Requirement
Report, as a bare number, how many lines of the material below contain the word "document".

Source excerpt

□ □ □

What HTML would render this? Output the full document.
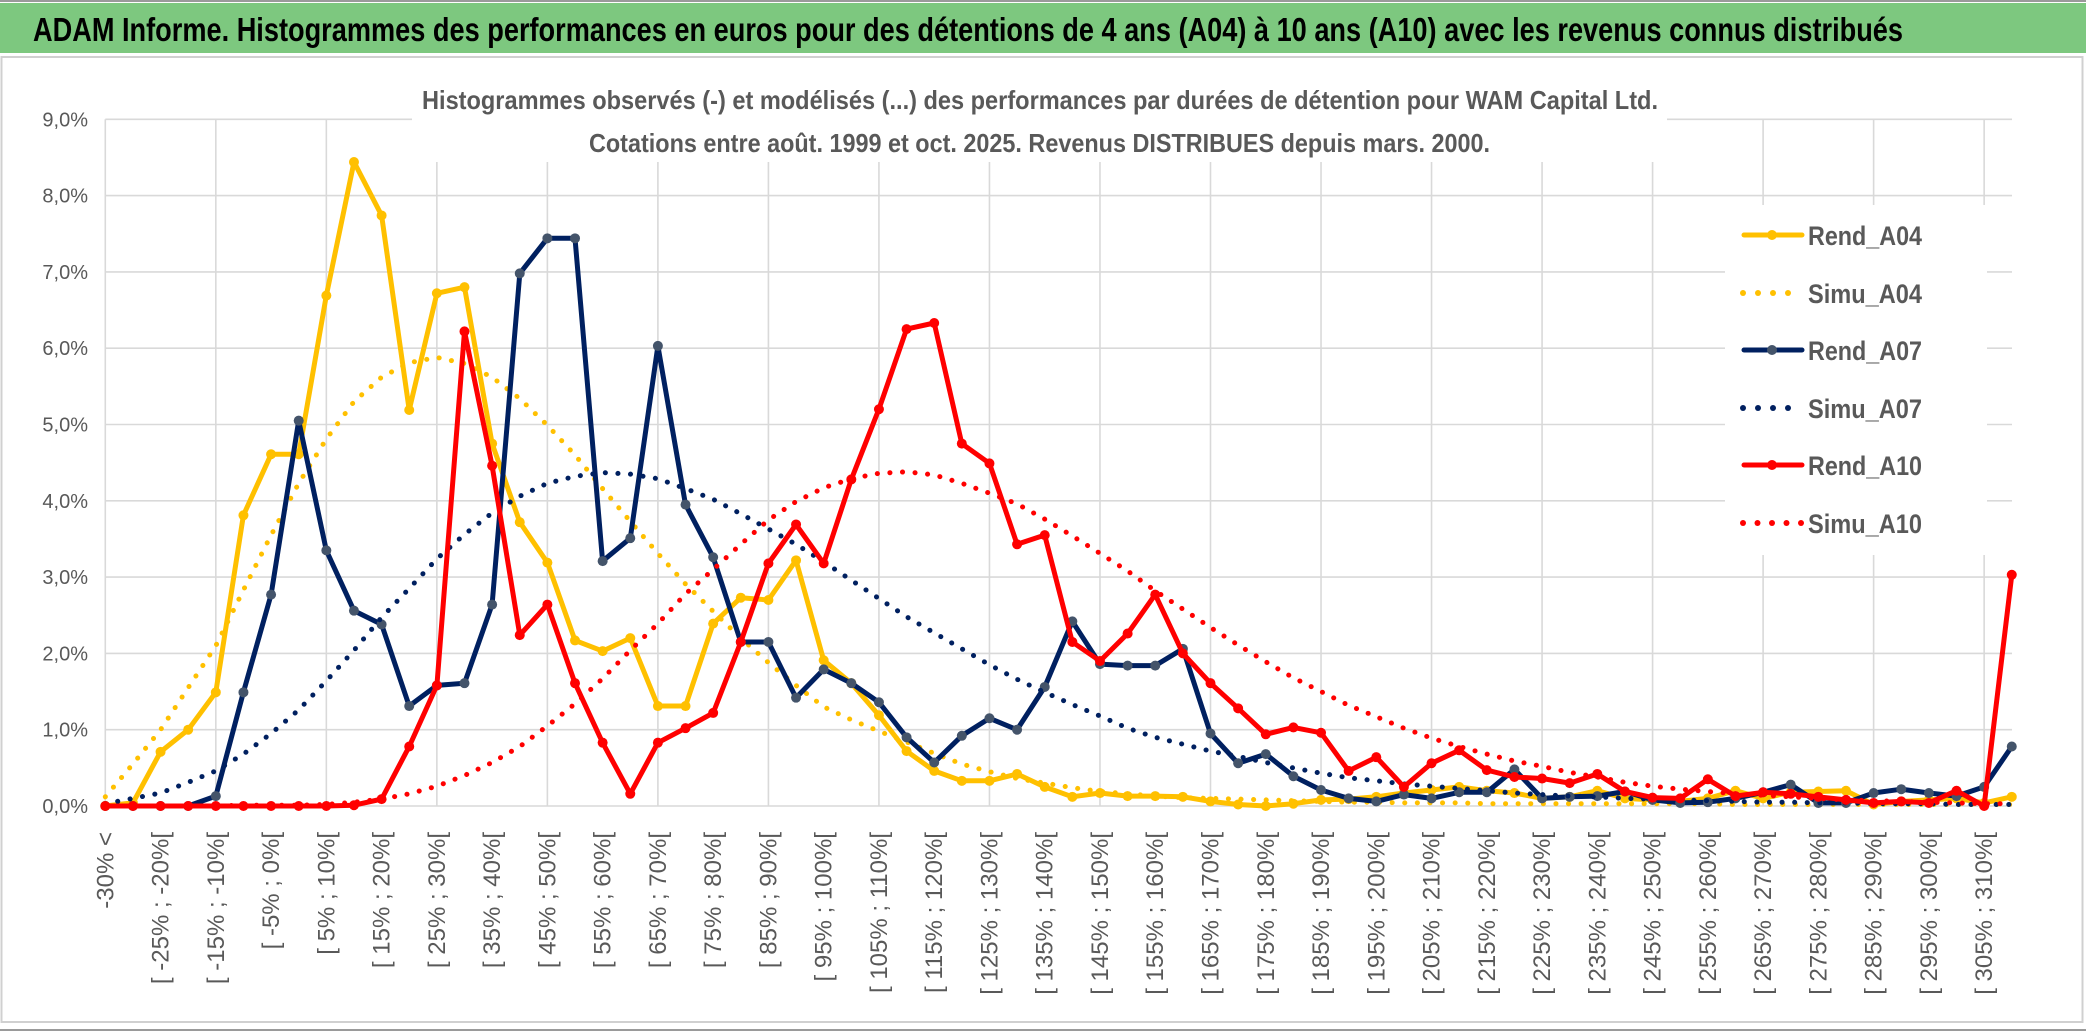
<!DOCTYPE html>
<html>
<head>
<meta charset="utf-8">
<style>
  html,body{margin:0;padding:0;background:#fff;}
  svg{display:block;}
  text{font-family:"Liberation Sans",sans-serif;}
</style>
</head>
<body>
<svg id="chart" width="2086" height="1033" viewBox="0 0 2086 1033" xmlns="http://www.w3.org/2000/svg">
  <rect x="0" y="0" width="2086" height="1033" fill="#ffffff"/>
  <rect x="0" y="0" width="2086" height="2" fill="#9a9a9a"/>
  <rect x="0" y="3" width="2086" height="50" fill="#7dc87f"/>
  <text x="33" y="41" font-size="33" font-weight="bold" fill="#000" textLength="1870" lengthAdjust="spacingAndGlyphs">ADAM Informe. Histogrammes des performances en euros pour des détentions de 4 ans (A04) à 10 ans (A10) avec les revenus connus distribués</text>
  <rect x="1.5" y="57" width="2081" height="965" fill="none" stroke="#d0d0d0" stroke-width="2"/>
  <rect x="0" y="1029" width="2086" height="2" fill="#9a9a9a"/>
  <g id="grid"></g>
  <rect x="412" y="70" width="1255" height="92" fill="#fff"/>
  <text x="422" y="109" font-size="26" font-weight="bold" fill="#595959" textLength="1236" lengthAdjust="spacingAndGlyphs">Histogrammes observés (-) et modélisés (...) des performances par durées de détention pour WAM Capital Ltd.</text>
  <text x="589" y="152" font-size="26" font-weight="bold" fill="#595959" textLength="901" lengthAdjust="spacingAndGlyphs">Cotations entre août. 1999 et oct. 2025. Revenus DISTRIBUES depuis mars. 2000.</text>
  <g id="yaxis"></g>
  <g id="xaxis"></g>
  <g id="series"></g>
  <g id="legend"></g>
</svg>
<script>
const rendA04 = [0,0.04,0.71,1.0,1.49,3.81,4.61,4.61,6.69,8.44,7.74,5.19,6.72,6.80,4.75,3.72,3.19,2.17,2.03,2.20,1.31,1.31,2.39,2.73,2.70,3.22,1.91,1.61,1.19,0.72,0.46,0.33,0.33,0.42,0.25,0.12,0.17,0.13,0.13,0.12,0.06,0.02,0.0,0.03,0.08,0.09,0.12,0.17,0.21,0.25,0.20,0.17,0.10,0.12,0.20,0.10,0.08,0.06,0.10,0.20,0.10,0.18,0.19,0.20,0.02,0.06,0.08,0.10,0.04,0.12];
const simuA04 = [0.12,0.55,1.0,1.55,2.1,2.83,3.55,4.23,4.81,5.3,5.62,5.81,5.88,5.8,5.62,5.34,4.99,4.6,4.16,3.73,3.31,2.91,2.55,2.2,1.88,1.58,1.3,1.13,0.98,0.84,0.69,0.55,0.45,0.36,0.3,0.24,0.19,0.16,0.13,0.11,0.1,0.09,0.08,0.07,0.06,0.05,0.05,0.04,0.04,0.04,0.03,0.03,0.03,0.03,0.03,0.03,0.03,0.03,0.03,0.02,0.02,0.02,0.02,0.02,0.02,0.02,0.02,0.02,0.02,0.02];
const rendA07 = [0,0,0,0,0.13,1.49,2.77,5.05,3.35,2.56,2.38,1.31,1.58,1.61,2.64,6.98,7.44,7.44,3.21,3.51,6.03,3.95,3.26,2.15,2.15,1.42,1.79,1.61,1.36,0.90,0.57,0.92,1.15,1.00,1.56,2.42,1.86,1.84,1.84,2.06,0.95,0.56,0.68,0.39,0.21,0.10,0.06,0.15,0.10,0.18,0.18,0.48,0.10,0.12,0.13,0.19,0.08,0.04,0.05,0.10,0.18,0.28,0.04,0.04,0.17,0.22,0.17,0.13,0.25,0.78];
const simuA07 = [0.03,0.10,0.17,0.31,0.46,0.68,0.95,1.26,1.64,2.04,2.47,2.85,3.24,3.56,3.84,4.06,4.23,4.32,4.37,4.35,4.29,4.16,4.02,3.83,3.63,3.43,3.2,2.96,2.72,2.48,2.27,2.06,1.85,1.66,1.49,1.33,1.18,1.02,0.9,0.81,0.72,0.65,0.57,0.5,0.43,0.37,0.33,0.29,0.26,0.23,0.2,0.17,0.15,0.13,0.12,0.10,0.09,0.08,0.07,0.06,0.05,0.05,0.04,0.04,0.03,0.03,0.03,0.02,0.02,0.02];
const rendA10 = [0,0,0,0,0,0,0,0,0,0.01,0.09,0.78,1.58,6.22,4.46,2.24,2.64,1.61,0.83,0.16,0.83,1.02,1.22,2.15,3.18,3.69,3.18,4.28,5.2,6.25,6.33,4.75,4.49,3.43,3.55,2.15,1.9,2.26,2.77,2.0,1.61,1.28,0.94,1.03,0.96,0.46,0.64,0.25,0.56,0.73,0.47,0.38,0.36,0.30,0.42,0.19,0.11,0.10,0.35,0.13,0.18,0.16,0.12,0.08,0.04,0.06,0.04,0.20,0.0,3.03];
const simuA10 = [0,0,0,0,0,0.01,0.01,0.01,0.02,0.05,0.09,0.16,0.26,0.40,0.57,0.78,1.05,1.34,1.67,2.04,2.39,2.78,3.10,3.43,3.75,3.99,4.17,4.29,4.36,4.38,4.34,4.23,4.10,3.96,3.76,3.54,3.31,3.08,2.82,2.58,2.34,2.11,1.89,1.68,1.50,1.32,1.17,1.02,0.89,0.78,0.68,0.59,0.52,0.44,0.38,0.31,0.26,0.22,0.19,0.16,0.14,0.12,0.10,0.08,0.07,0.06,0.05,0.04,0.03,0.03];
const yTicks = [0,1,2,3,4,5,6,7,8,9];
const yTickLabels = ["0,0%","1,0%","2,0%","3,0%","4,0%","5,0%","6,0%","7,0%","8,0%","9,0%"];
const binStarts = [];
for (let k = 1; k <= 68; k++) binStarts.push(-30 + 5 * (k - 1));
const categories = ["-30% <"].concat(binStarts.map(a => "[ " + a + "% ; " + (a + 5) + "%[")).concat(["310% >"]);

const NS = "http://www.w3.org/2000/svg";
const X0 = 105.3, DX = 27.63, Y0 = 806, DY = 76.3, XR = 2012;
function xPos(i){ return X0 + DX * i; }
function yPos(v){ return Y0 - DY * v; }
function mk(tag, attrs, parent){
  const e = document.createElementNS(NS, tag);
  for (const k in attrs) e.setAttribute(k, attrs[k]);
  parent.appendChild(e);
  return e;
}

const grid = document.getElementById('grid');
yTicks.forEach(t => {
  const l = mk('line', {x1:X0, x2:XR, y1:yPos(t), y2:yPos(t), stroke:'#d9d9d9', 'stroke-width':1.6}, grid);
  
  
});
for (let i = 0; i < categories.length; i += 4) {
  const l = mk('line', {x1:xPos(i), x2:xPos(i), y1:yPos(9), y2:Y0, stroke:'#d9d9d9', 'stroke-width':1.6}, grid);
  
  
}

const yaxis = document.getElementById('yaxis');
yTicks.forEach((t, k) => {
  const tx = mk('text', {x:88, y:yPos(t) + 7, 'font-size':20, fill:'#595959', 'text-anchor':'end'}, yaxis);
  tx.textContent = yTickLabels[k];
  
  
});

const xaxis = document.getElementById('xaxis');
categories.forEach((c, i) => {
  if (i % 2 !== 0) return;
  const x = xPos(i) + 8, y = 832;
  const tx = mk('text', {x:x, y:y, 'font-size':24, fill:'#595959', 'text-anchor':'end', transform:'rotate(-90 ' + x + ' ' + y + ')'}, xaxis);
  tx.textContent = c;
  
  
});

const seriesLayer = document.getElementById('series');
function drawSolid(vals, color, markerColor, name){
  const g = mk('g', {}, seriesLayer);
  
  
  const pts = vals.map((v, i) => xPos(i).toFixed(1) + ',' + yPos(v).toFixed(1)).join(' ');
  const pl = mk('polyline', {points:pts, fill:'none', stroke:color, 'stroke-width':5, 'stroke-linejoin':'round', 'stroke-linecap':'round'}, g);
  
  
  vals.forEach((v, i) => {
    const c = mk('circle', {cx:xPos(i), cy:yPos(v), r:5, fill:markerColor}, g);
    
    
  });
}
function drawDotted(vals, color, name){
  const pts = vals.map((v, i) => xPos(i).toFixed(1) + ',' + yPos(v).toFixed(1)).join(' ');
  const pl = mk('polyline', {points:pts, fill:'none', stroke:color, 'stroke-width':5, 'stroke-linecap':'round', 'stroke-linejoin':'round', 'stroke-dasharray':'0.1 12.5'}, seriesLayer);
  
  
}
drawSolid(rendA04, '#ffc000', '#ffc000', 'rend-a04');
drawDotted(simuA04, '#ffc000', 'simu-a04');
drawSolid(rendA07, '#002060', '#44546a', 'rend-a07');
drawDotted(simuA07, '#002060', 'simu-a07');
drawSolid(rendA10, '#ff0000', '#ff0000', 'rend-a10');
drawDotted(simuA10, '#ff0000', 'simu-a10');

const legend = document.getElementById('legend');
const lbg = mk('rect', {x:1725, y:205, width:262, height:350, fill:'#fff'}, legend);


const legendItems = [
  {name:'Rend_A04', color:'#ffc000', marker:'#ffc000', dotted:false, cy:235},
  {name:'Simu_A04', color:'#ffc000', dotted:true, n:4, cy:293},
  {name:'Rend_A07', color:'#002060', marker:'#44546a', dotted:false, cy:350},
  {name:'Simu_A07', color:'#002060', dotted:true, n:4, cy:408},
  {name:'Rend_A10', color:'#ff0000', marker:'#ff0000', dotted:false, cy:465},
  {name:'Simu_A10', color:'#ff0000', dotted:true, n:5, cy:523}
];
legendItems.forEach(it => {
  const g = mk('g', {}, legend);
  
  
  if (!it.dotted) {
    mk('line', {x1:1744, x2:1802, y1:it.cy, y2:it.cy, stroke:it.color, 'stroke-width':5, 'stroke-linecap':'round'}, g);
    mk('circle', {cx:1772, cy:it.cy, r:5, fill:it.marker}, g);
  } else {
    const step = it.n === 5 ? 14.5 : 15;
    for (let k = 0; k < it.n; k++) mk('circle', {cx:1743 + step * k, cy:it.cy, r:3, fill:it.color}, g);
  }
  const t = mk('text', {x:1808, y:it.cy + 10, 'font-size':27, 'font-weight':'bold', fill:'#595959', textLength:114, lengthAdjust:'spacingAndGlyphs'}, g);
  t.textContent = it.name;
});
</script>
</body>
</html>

□ □ □

Solution to the exercise
7